Deep cleaning is a rigorous dental cleaning that removes heavy tartar deposits from your teeth and gums. Most deep cleaning procedures are completed during two to four sessions. This allows the dentist or hygienist to focus on thoroughly cleaning a small portion of your mouth each time for best results. Most deep cleaning procedures are performed under anesthesia to minimize pain and discomfort.
Deep cleanings are typically performed using a cavitron or hand instruments. Cavitron is an ultrasonic device that uses vibration to loosen and dislodge plaque and tartar from your teeth. Hand instruments are sharp metal objects that manually scrape the tartar from your teeth. It’s not uncommon for your dentist to recommend using antibiotics, oral irrigation, or even laser to achieve a better final outcome.

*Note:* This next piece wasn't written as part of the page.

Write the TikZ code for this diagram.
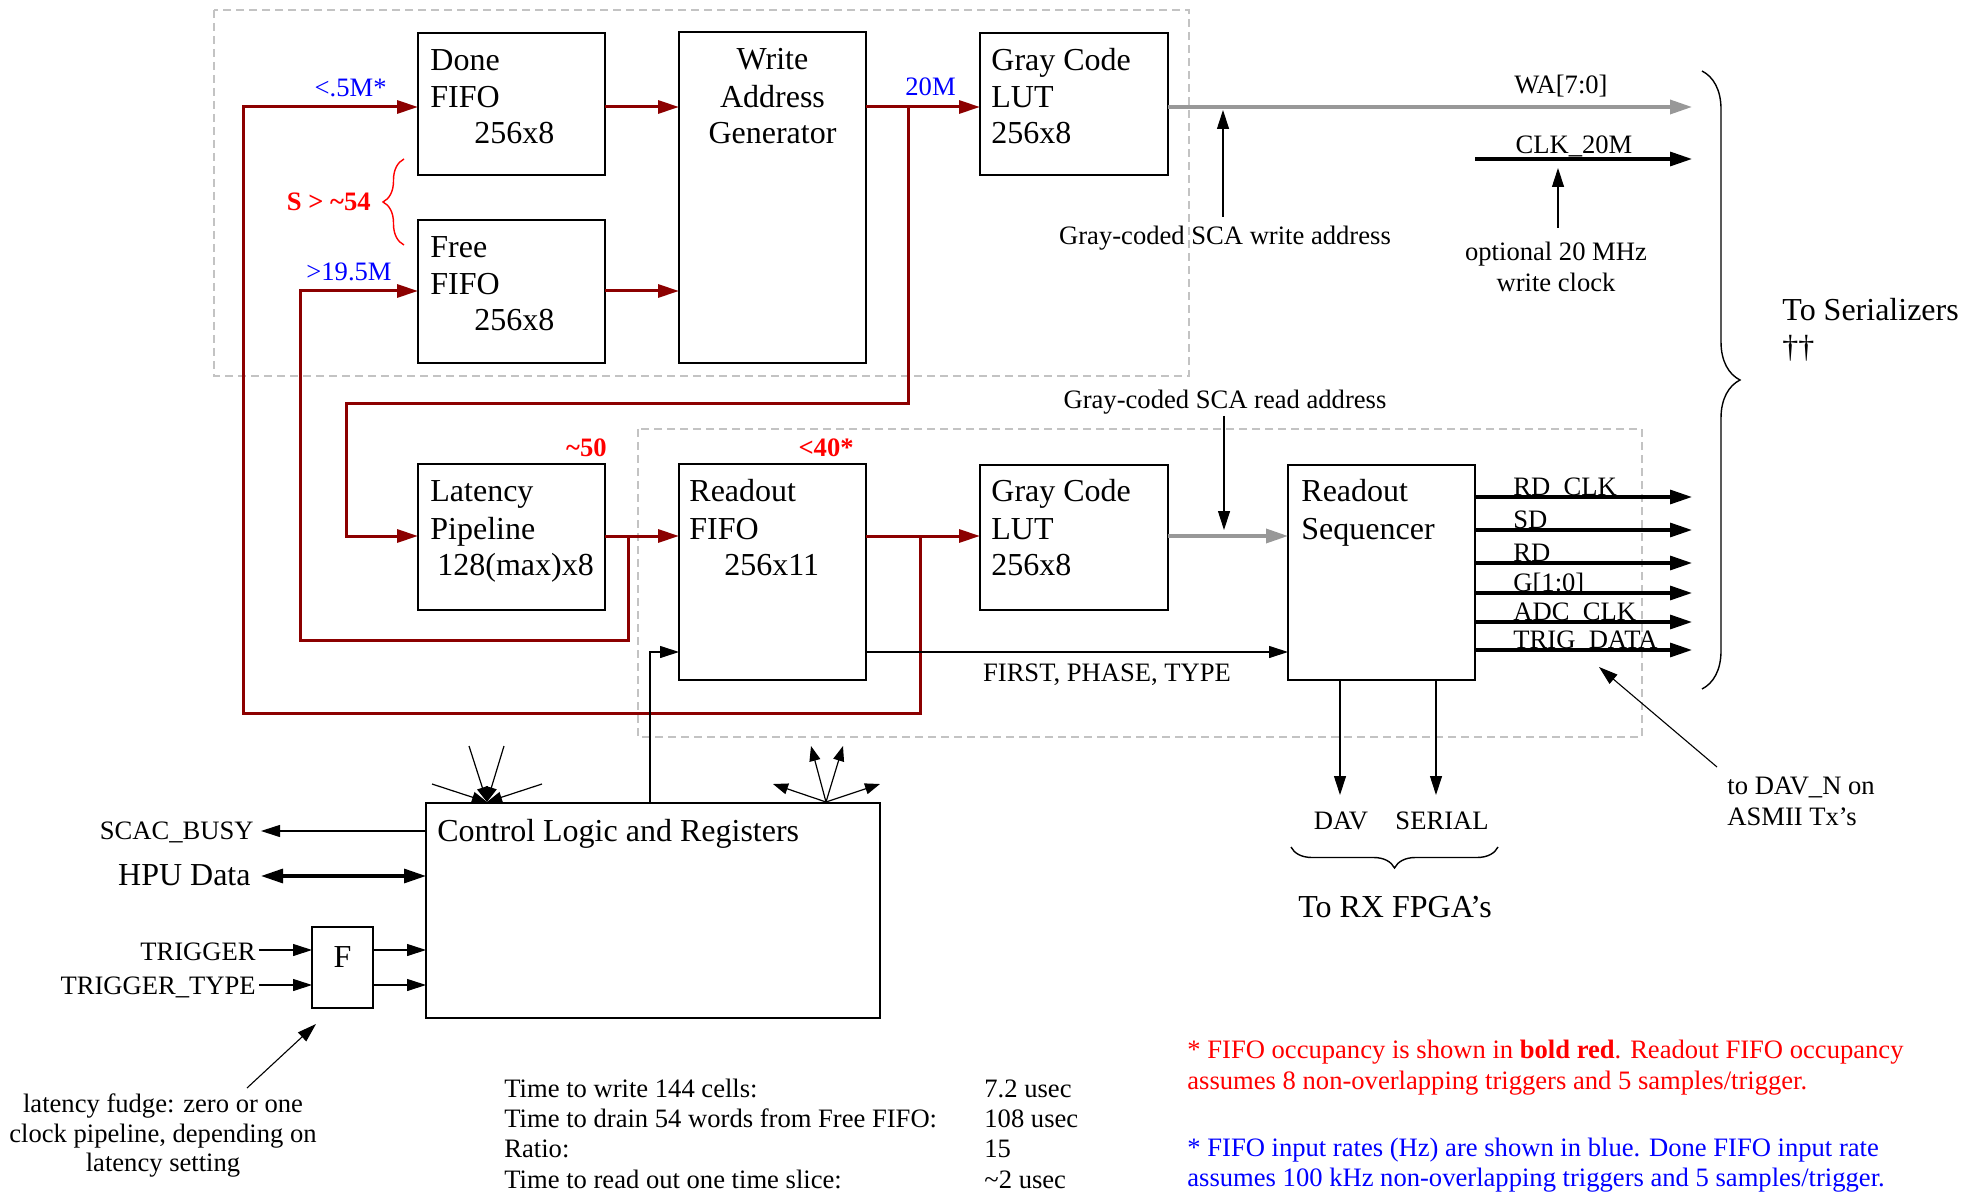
\documentclass[tikz,border=0pt]{standalone}
\usepackage{fontspec}
\setmainfont{Liberation Serif}
\usetikzlibrary{arrows.meta,decorations.pathreplacing}
\definecolor{darkred}{RGB}{140,0,0}
\definecolor{lred}{RGB}{255,0,0}
\definecolor{lblue}{RGB}{0,0,255}
\definecolor{arrgray}{RGB}{152,152,152}
\definecolor{dashgray}{RGB}{195,195,195}
\newcommand\BoxFont{\fontsize{16}{18.5}\selectfont}
\newcommand\LabFont{\fontsize{13.3}{15}\selectfont}
\begin{document}
\begin{tikzpicture}[x=0.5pt,y=-0.5pt,
  box/.style={draw, line width=0.8pt, inner sep=0pt, outer sep=0pt},
  bt/.style={font=\BoxFont, anchor=base west, inner sep=0pt},
  btc/.style={font=\BoxFont, anchor=base, inner sep=0pt},
  lbl/.style={font=\LabFont, inner sep=0pt},
  redarr/.style={draw=darkred, line width=1.5pt, -{Triangle[length=10.5pt,width=6.5pt]}},
  thinarr/.style={draw, line width=0.55pt, -{Triangle[length=9.5pt,width=6pt]}},
  thickarr/.style={draw, line width=1.6pt, -{Triangle[length=11pt,width=7pt]}},
  grayarr/.style={draw=arrgray, line width=1.7pt, -{Triangle[length=11pt,width=7pt]}},
  hpuarr/.style={draw, line width=1.6pt, {Triangle[length=11pt,width=7pt]}-{Triangle[length=11pt,width=7pt]}},
  fanarr/.style={draw, line width=0.6pt, -{Triangle[length=7.5pt,width=5.5pt]}},
  dashbox/.style={draw=dashgray, line width=0.6pt, dash pattern=on 4pt off 2.5pt},
  bracedeco/.style={decorate, line width=0.7pt},
]
\useasboundingbox (0,0) rectangle (1965,1192);

% dashed groups
\draw[dashbox] (214,10) rectangle (1189,376);
\draw[dashbox] (638,429) rectangle (1642,737);

% boxes
\node[box, minimum width=93.5pt, minimum height=71pt] (done) at (511.5,104) {};
\node[box, minimum width=93.5pt, minimum height=71.5pt] (free) at (511.5,291.5) {};
\node[box, minimum width=93.5pt, minimum height=165.5pt] (wag) at (772.5,197.5) {};
\node[box, minimum width=94pt, minimum height=71pt] (lut1) at (1074,104) {};
\node[box, minimum width=93.5pt, minimum height=73pt] (lat) at (511.5,537) {};
\node[box, minimum width=93.5pt, minimum height=108pt] (rof) at (772.5,572) {};
\node[box, minimum width=94pt, minimum height=72.5pt] (lut2) at (1074,537.5) {};
\node[box, minimum width=93.5pt, minimum height=107.5pt] (seq) at (1381.5,572.5) {};
\node[box, minimum width=227pt, minimum height=107.5pt] (ctrl) at (653,910.5) {};
\node[box, minimum width=30.5pt, minimum height=40.5pt] (fbox) at (342.5,967.5) {};

% box texts
\node[bt] (doneT1) at (430,71) {Done};
\node[bt] (doneT2) at (430,108) {FIFO};
\node[bt] (doneT3) at (474,144) {256x8};
\node[bt] (freeT1) at (430,258) {Free};
\node[bt] (freeT2) at (430,295) {FIFO};
\node[bt] (freeT3) at (474,331) {256x8};
\node[btc] (wagT1) at (772.5,70) {Write};
\node[btc] (wagT2) at (772.5,108) {Address};
\node[btc] (wagT3) at (772.5,144) {Generator};
\node[bt] (lut1T1) at (991,71) {Gray Code};
\node[bt] (lut1T2) at (991,108) {LUT};
\node[bt] (lut1T3) at (991,144) {256x8};
\node[bt] (latT1) at (430,502) {Latency};
\node[bt] (latT2) at (430,539) {Pipeline};
\node[bt] (latT3) at (437,575) {128(max)x8};
\node[bt] (rofT1) at (689,502) {Readout};
\node[bt] (rofT2) at (689,539) {FIFO};
\node[bt] (rofT3) at (724,575) {256x11};
\node[bt] (lut2T1) at (991,502) {Gray Code};
\node[bt] (lut2T2) at (991,539) {LUT};
\node[bt] (lut2T3) at (991,575) {256x8};
\node[bt] (seqT1) at (1301,502) {Readout};
\node[bt] (seqT2) at (1301,539) {Sequencer};
\node[bt] (ctrlT) at (437,841) {Control Logic and Registers};
\node[btc] (fT) at (342.5,967) {F};

% rows
\coordinate (rA) at (0,107);
\coordinate (rB) at (0,291);
\coordinate (rC) at (0,536);
\coordinate (rD) at (0,652);
\coordinate (brA) at (908,107);
\coordinate (brC1) at (628,536);
\coordinate (brC2) at (920,536);

% red data paths
\draw[redarr] (done.east |- rA) -- (wag.west |- rA);
\draw[redarr] (free.east |- rB) -- (wag.west |- rB);
\draw[redarr] (wag.east |- rA) -- (lut1.west |- rA);
\draw[redarr] (brA) -- (908,404) -- (346,404) -- (346,536) -- (lat.west |- rC);
\draw[redarr] (lat.east |- rC) -- (rof.west |- rC);
\draw[redarr] (brC1) -- (628,640) -- (300,640) -- (300,291) -- (free.west |- rB);
\draw[redarr] (rof.east |- rC) -- (lut2.west |- rC);
\draw[redarr] (brC2) -- (920,713) -- (243,713) -- (243,107) -- (done.west |- rA);

% red / blue annotations
\node[lbl, text=lblue, anchor=base east] (r1) at (387,97) {<.5M*};
\node[lbl, text=lblue, anchor=base east] (r2) at (392,281) {>19.5M};
\node[lbl, text=lblue, anchor=base west] (r3) at (905,96) {20M};
\node[lbl, text=lred, anchor=base east, font=\LabFont\bfseries] (occ1) at (371,211) {S > \textasciitilde54};
\node[lbl, text=lred, anchor=base east, font=\LabFont\bfseries] (occ2) at (607,457) {\textasciitilde50};
\node[lbl, text=lred, anchor=base east, font=\LabFont\bfseries] (occ3) at (854,457) {<40*};
\draw[bracedeco, draw=lred, decoration={brace, amplitude=10.5pt}] (404,245) -- (404,159);

% gray address paths
\coordinate (waEnd) at (1692,107);
\draw[grayarr] (lut1.east |- rA) -- (waEnd);
\draw[grayarr] (lut2.east |- rC) -- (seq.west |- rC);
\node[lbl, anchor=base] (waL) at (1561,94) {WA[7:0]};

% write clock
\coordinate (clkS) at (1475,159);
\coordinate (clkE) at (1692,159);
\draw[thickarr] (clkS) -- (clkE);
\node[lbl, anchor=base] (clkL) at (1574,154) {CLK\_20M};
\node[lbl, anchor=base] (optL1) at (1556,261) {optional 20 MHz};
\node[lbl, anchor=base] (optL2) at (1556,292) {write clock};
\coordinate (optS) at (1558,228);
\coordinate (optE) at (1558,168);
\draw[thinarr] (optS) -- (optE);

% address annotations
\node[lbl, anchor=base] (wtxt) at (1225,245) {Gray-coded SCA write address};
\coordinate (wS) at (1223,217);
\coordinate (wE) at (1223,110);
\draw[thinarr] (wS) -- (wE);
\node[lbl, anchor=base] (rtxt) at (1225,409) {Gray-coded SCA read address};
\coordinate (rS) at (1224,416);
\coordinate (rE) at (1224,530);
\draw[thinarr] (rS) -- (rE);

% sequencer outputs
\foreach \n/\y/\t in {1/497/RD\_CLK, 2/530/SD, 3/563/RD, 4/593/G[1:0], 5/622/ADC\_CLK, 6/650/TRIG\_DATA}{
  \coordinate (o\n) at (1692,\y);
  \draw[thickarr] (seq.east |- o\n) -- (o\n);
  \node[lbl, anchor=base west] (ol\n) at (1513,\y-2) {\t};
}

% first/phase/type
\draw[thinarr] (rof.east |- rD) -- (seq.west |- rD);
\node[lbl, anchor=base] (fpt) at (1107,681) {FIRST, PHASE, TYPE};
\coordinate (cx) at (650,652);
\draw[thinarr] (ctrl.north -| cx) -- (cx) -- (rof.west |- rD);

% DAV / SERIAL
\coordinate (davE) at (1340,795);
\coordinate (serE) at (1436,795);
\draw[thinarr] (seq.south -| davE) -- (davE);
\draw[thinarr] (seq.south -| serE) -- (serE);
\node[lbl, anchor=base] (davL) at (1341,829) {DAV};
\node[lbl, anchor=base] (serL) at (1442,829) {SERIAL};
\draw[bracedeco, decoration={brace, amplitude=10.5pt}] (1498,847) -- (1291,847);
\node[btc] (rxL) at (1395,917) {To RX FPGA’s};

% DAV_N note
\coordinate (dnS) at (1717,767);
\coordinate (dnE) at (1599,667);
\draw[thinarr] (dnS) -- (dnE);
\node[lbl, anchor=base west] (dn1) at (1727,794) {to DAV\_N on};
\node[lbl, anchor=base west] (dn2) at (1727,825) {ASMII Tx’s};

% serializer brace
\draw[bracedeco, decoration={brace, amplitude=19pt}] (1702,71) -- (1702,689);
\node[bt] (serT1) at (1782,321) {To Serializers};
\node[bt] (serT2) at (1782,358) {††};

% control logic I/O
\coordinate (scacE) at (261,831);
\draw[thinarr] (ctrl.west |- scacE) -- (scacE);
\node[lbl, anchor=base east] (scacL) at (254,839) {SCAC\_BUSY};
\coordinate (hpuE) at (261,876);
\draw[hpuarr] (hpuE) -- (ctrl.west |- hpuE);
\node[font=\BoxFont, inner sep=0pt, anchor=base east] (hpuL) at (251,885) {HPU Data};
\coordinate (trgS) at (259,950);
\coordinate (ttS) at (259,985);
\draw[thinarr] (trgS) -- (fbox.west |- trgS);
\draw[thinarr] (ttS) -- (fbox.west |- ttS);
\draw[thinarr] (fbox.east |- trgS) -- (ctrl.west |- trgS);
\draw[thinarr] (fbox.east |- ttS) -- (ctrl.west |- ttS);
\node[lbl, anchor=base east] (trgL) at (256,960) {TRIGGER};
\node[lbl, anchor=base east] (ttL) at (256,994) {TRIGGER\_TYPE};

% latency fudge
\coordinate (fgS) at (247,1088);
\coordinate (fgE) at (316,1024);
\draw[thinarr] (fgS) -- (fgE);
\node[lbl, anchor=base] (fg1) at (163,1112) {latency fudge: zero or one};
\node[lbl, anchor=base] (fg2) at (163,1142) {clock pipeline, depending on};
\node[lbl, anchor=base] (fg3) at (163,1171) {latency setting};

% fans above control
\coordinate (fanL) at (487,802);
\coordinate (fanR) at (826,802);
\foreach \p in {(432,784),(469,746),(504,746),(542,784)}{
  \draw[fanarr] \p -- (fanL);
}
\foreach \p in {(773,784),(811,746),(843,746),(880,784)}{
  \draw[fanarr] (fanR) -- \p;
}

% timing table
\node[lbl, anchor=base west] (tb1) at (504,1097) {Time to write 144 cells:};
\node[lbl, anchor=base west] (tb2) at (504,1127) {Time to drain 54 words from Free FIFO:};
\node[lbl, anchor=base west] (tb3) at (504,1157) {Ratio:};
\node[lbl, anchor=base west] (tb4) at (504,1188) {Time to read out one time slice:};
\node[lbl, anchor=base west] (tv1) at (984,1097) {7.2 usec};
\node[lbl, anchor=base west] (tv2) at (984,1127) {108 usec};
\node[lbl, anchor=base west] (tv3) at (984,1157) {15};
\node[lbl, anchor=base west] (tv4) at (984,1188) {\textasciitilde2 usec};

% footnotes
\node[lbl, text=lred, anchor=base west] (fn1) at (1187,1058) {* FIFO occupancy is shown in \textbf{bold red}. Readout FIFO occupancy};
\node[lbl, text=lred, anchor=base west] (fn2) at (1187,1089) {assumes 8 non-overlapping triggers and 5 samples/trigger.};
\node[lbl, text=lblue, anchor=base west] (fn3) at (1187,1156) {* FIFO input rates (Hz) are shown in blue. Done FIFO input rate};
\node[lbl, text=lblue, anchor=base west] (fn4) at (1187,1186) {assumes 100 kHz non-overlapping triggers and 5 samples/trigger.};
\end{tikzpicture}
\end{document}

After finishing your deep cleaning, your dentist or hygienist will recommend a follow-up appointment. Follow-up appointments are usually scheduled in a few months. Your dentist will evaluate your gums to look for signs of improvement. Depending on how things look, they will determine if your gum disease is under control or if additional work is needed. If your gum disease has failed to resolve itself, more advanced treatment may be recommended. This could involve treatments such as osseous gum surgery, laser debridement, and other complex periodontal therapy options. You may also be referred to a periodontist, a gum specialist, for further evaluation.